Já se vão meses que Claudinha Viot vive sem viver. Está numa espécie de coma vigil. Sua vida, de fato, e é muito duro dizer, acabou. Restou a nós que a amamos, e a seus mais íntimos e chegados que a amam mais ainda, o vazio de sua doce e densa presença. Seu corpinho frágil jaz sobre leito frio e requer cuidados de terceiros todo o dia, todos os dias. Hoje uma imensa melancolia se me achegou, e não pude deixar de dela me lembrar.
Vive-se a vida e nunca são lembrados os ensinamentos e alertas de Salomão. Um deles diz da alegria da morte, ou de ser melhor o dia da morte do que o do nascimento, porquanto é na vida onde se sofre. Não há dor na morte. Nós, os que vivos permanecem, somos os que sofrem, ao passo que os que dormem no sono da morte já de nada lembram, já nada realizam, já nenhuma ambição lhes acossa a vontade, já nenhuma dor experimentam. Diz ainda o rei que de nada lhe serviram as riquezas e o poder que acumulou na vida e que o levaram a esquecer Aquele a Quem tudo devia. A confissão de sua apostasia é das mais belas orações que já se ouviram, sua humilhação perante o Altíssimo das mais angustiosas de que se tem notícia. Eis o que me espicaçava o espírito — a lembrança do estado de Claudia Viot.
Depois, e a propósito, a lembrança de uma vida de "sucesso". Chega-se onde se pretende apenas para se descobrir que o vaso ainda não foi preenchido. E, pior! — ainda que se ponham mais e mais desafios, ainda assim se estará longe da repleção de tão valioso, insaciável e inextinguível vaso. O sucesso, esse "bem" tão atual e desejado, o maior sonho de consumo do momento cujo significado, mesmo material, hesita aos ventos que lhe sacodem as entranhas, está nu. Assim como o rei. O sucesso — tiremos-lhe as aspas a fim de que se entenda seu real significado — está sob suspeita. Ao que parece sua face é outra, e outro o seu caráter. Numa única palavra: o sucesso é uma ilusão, a maior de nossos tempos.

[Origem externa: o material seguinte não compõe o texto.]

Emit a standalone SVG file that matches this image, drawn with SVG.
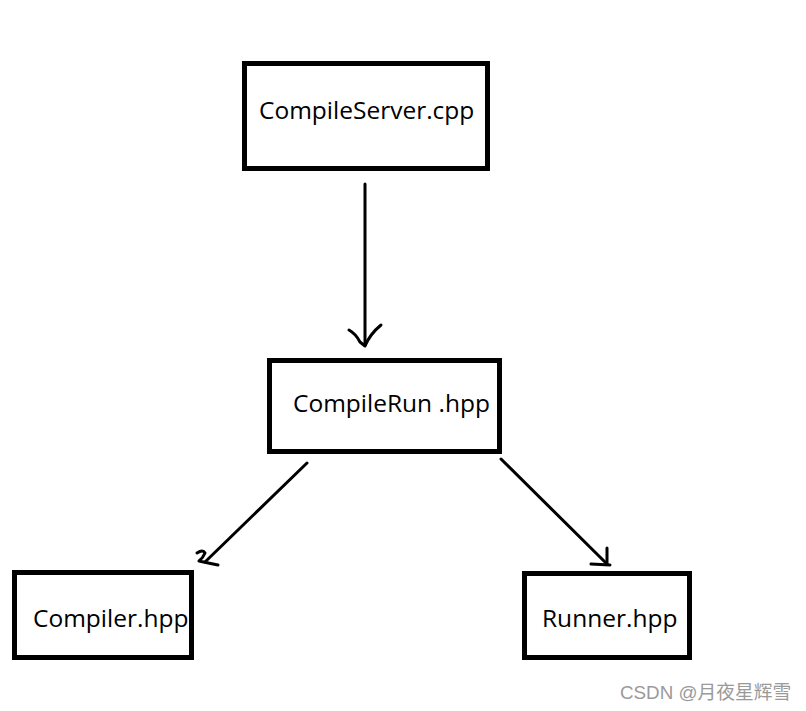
<svg xmlns="http://www.w3.org/2000/svg" width="806" height="711" viewBox="0 0 806 711">
<style>
.box{fill:#fff;stroke:#000;stroke-width:5}
.lbl{font-family:"Open Sans","Noto Sans",sans-serif;font-size:24.5px;fill:#000}
.con{fill:none;stroke:#000;stroke-width:3;stroke-linecap:round;stroke-linejoin:round}
.wm{font-family:"Liberation Sans","Noto Sans CJK SC",sans-serif;font-size:18.8px;fill:#9a9a9a}
</style>
<rect width="806" height="711" fill="#fff"/>
<g id="connectors">
<path class="con" d="M365 184 L365 345"/>
<path class="con" d="M349 330 Q356 334 360 342 L365 346 Q370 334 381 325"/>
<path class="con" d="M307 463 L205 562"/>
<path class="con" d="M197 553 Q203 549 205 553 Q203 558 199 561 Q208 563 218 565"/>
<path class="con" d="M501 459 L606 563"/>
<path class="con" d="M591 564 L610 565 M607 548 L607 565"/>
</g>
<g id="compileserver">
<rect class="box" x="244.5" y="63.5" width="243" height="105"/>
<text class="lbl" x="259" y="119">CompileServer.cpp</text>
</g>
<g id="compilerun">
<rect class="box" x="269.5" y="360.5" width="230" height="91"/>
<text class="lbl" x="293" y="412">CompileRun .hpp</text>
</g>
<g id="compiler">
<rect class="box" x="14.5" y="572.5" width="177" height="85"/>
<text class="lbl" x="33" y="627">Compiler.hpp</text>
</g>
<g id="runner">
<rect class="box" x="524.5" y="573.5" width="165" height="84"/>
<text class="lbl" x="542" y="627">Runner.hpp</text>
</g>
<text class="wm" x="620" y="699">CSDN @月夜星辉雪</text>
</svg>
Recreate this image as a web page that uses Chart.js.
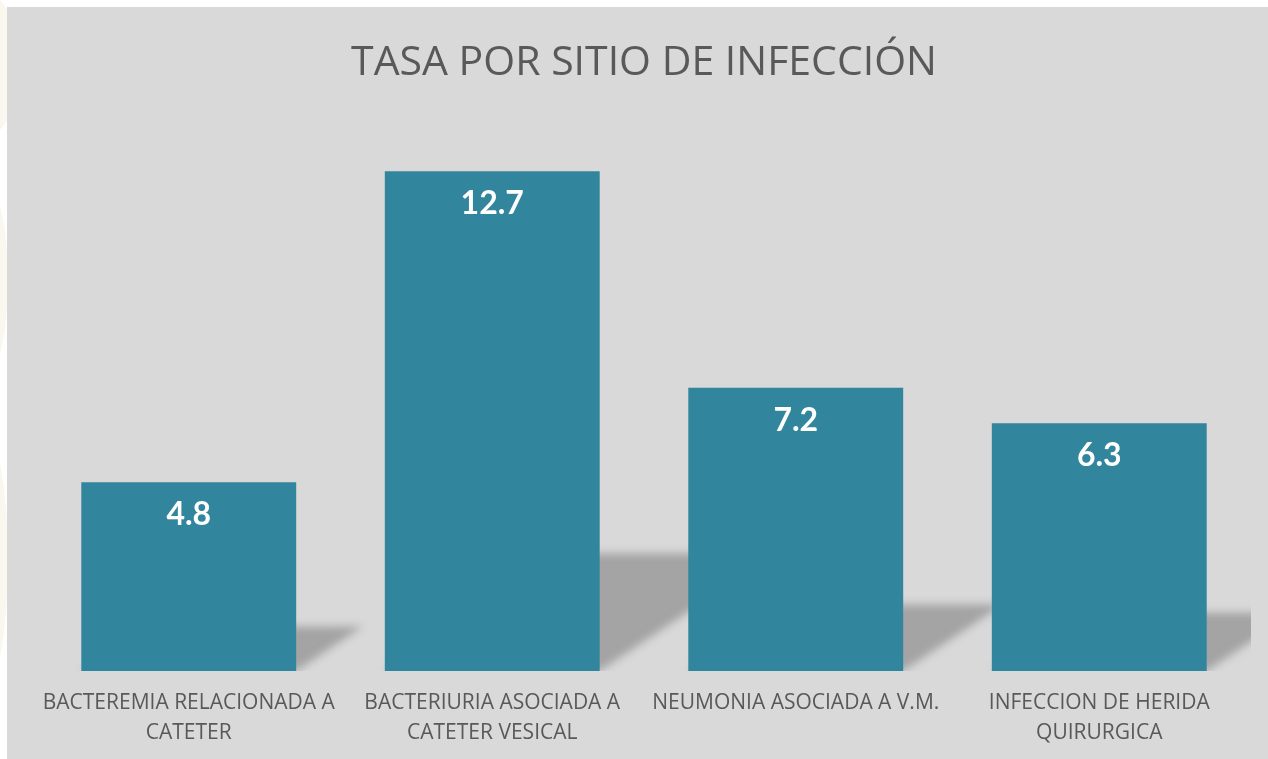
<!DOCTYPE html>
<html>
<head>
<meta charset="utf-8">
<script src="https://cdn.jsdelivr.net/npm/chart.js@4/dist/chart.umd.min.js"></script>
<style>
  html, body { margin: 0; padding: 0; background: #ffffff; width: 1268px; height: 759px; overflow: hidden; }
  #wrap { position: absolute; left: 7px; top: 7px; width: 1261px; height: 752px; background: #d9d9d9; }
  .deco { position: absolute; border-radius: 50%; background: rgba(240, 232, 205, 0.35); }
</style>
</head>
<body>
<div class="deco" style="left:-60px;top:-10px;width:80px;height:150px;"></div>
<div class="deco" style="left:-40px;top:180px;width:48px;height:200px;"></div>
<div class="deco" style="left:-40px;top:430px;width:48px;height:260px;"></div>
<div id="wrap"><canvas id="c" width="1261" height="752"></canvas></div>
<script>
const categories = [
  ["BACTEREMIA RELACIONADA A", "CATETER"],
  ["BACTERIURIA ASOCIADA A", "CATETER VESICAL"],
  ["NEUMONIA ASOCIADA A V.M."],
  ["INFECCION DE HERIDA", "QUIRURGICA"]
];
const rates = [4.8, 12.7, 7.2, 6.3];
const chartTitle = "TASA POR SITIO DE INFECCIÓN";

const barColor = "#31859c";
const textGray = "#595959";

const shadowPlugin = {
  id: "barShadow",
  beforeDatasetsDraw(chart) {
    const ctx = chart.ctx;
    const area = chart.chartArea;
    const meta = chart.getDatasetMeta(0);
    ctx.save();
    ctx.beginPath();
    ctx.rect(area.left, area.top, area.right - area.left, area.bottom - area.top);
    ctx.clip();
    ctx.filter = "blur(4px)";
    ctx.fillStyle = "rgba(150,150,150,0.8)";
    meta.data.forEach(bar => {
      const p = bar.getProps(["x", "y", "base", "width"], true);
      const x0 = p.x - p.width / 2, x1 = p.x + p.width / 2;
      const H = p.base - p.y;
      const h = H * 0.235;
      const dx = h * 1.5;
      ctx.beginPath();
      ctx.moveTo(x0, p.base);
      ctx.lineTo(x1, p.base);
      ctx.lineTo(x1 + dx, p.base - h);
      ctx.lineTo(x0 + dx, p.base - h);
      ctx.closePath();
      ctx.fill();
    });
    ctx.restore();
  }
};

const valueLabelPlugin = {
  id: "valueLabels",
  afterDatasetsDraw(chart) {
    const ctx = chart.ctx;
    const meta = chart.getDatasetMeta(0);
    const data = chart.data.datasets[0].data;
    ctx.save();
    ctx.fillStyle = "#ffffff";
    ctx.font = "bold 32px Lato, 'Open Sans', sans-serif";
    ctx.textAlign = "center";
    ctx.textBaseline = "alphabetic";
    meta.data.forEach((bar, i) => {
      const p = bar.getProps(["x", "y"], true);
      ctx.fillText(data[i].toFixed(1), p.x, p.y + 43);
    });
    ctx.restore();
  }
};

new Chart(document.getElementById("c"), {
  type: "bar",
  data: {
    labels: categories,
    datasets: [{
      data: rates,
      backgroundColor: barColor,
      borderWidth: 0,
      categoryPercentage: 0.708,
      barPercentage: 1.0
    }]
  },
  options: {
    responsive: false,
    animation: false,
    devicePixelRatio: 1,
    layout: { padding: { left: 30, right: 17, top: 0, bottom: 0 } },
    plugins: {
      legend: { display: false },
      tooltip: { enabled: false },
      title: {
        display: true,
        text: chartTitle,
        color: textGray,
        font: { family: "'Open Sans', sans-serif", size: 41, weight: "normal", lineHeight: 1.2 },
        padding: { top: 32, bottom: 32 }
      }
    },
    scales: {
      x: {
        grid: { display: false, drawTicks: false },
        border: { display: false },
        afterFit: (scale) => { scale.height = 88; },
        ticks: {
          color: textGray,
          font: { family: "'Open Sans', sans-serif", size: 21, lineHeight: 1.43 },
          padding: 17,
          maxRotation: 0,
          autoSkip: false
        }
      },
      y: {
        display: false,
        min: 0,
        max: 14
      }
    }
  },
  plugins: [shadowPlugin, valueLabelPlugin]
});
</script>
</body>
</html>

Mas, segundo Nelson Rodrigues, há pior e, repito, há pior — seguimos ensinando o sucesso- ilusão. Por tudo, para todos. Parece que nada está a acontecer. Nossos filhos são poliglotas que não entendem a língua pela qual a realidade lhes fala nem compreendem a linguagem e os hieróglifos por onde fala a verdadeira ciência. Antes, e não somente eles mas todos nós, perdem-se nas cachaças das idéias nefastas e vazias, destituídas do conteúdo da verdade e repletas da malícia de uma outra inteligência. Estamos demais preocupados em que aprendam o tecnicismo que embasa a ilusão, antes de nos apercebermos que estão sendo tragados por tão sedutora mentira. Os meninos vêem em cada um de nós ou uma coisa ou outra; em cada um há a marca do homem de sucesso ou não. Somos ou não somos. Criamos ou compramos a fantasia que lhes embala os sonhos sem lhes esclarecer que o principal não são eles mas a realidade, e que aqueles somente nos servem a amenizar minimamente as dores desta.
E ainda se gradua a tão deslavada mentira. Há o "maior" e o "menor" sucesso, tudo a depender da quantidade da pecúnia ou bens acumulados. E dizemos que fulano está bem, ou muito bem, ou ainda ótimo na proporção de seu acúmulo. Estar bem não se refere, a princípio, ao estado de saúde do sujeito a quem se está a reportar. O modelo está em xeque, mas ninguém parece perceber, mergulhados que estamos nessa química vigorosa e poderosa.
Se é assim tão inebriante a lorota, não suscitará ela uma ressaca? Não será ela em breve seguida das rebordosas tão comuns às drogas de efeito central? Quanto tempo há de se esperar até que a vergonha nos abata e desejemos jamais experimentar nova libação? Ninguém há de saber. É até possível que nunca nos desintoxiquemos de seus efeitos duradouros, delirantes, regozijantes. Ainda não se descobriu o tratamento para esse "sucessismo" vigente, uma pandemia incontrolável; mas já se conhecem suas principais seqüelas: trogloditismo emocional, insegurança, solidão, isolamento e frágeis laços afetivos. Com a palavra os digníssimos psicoterapeutas.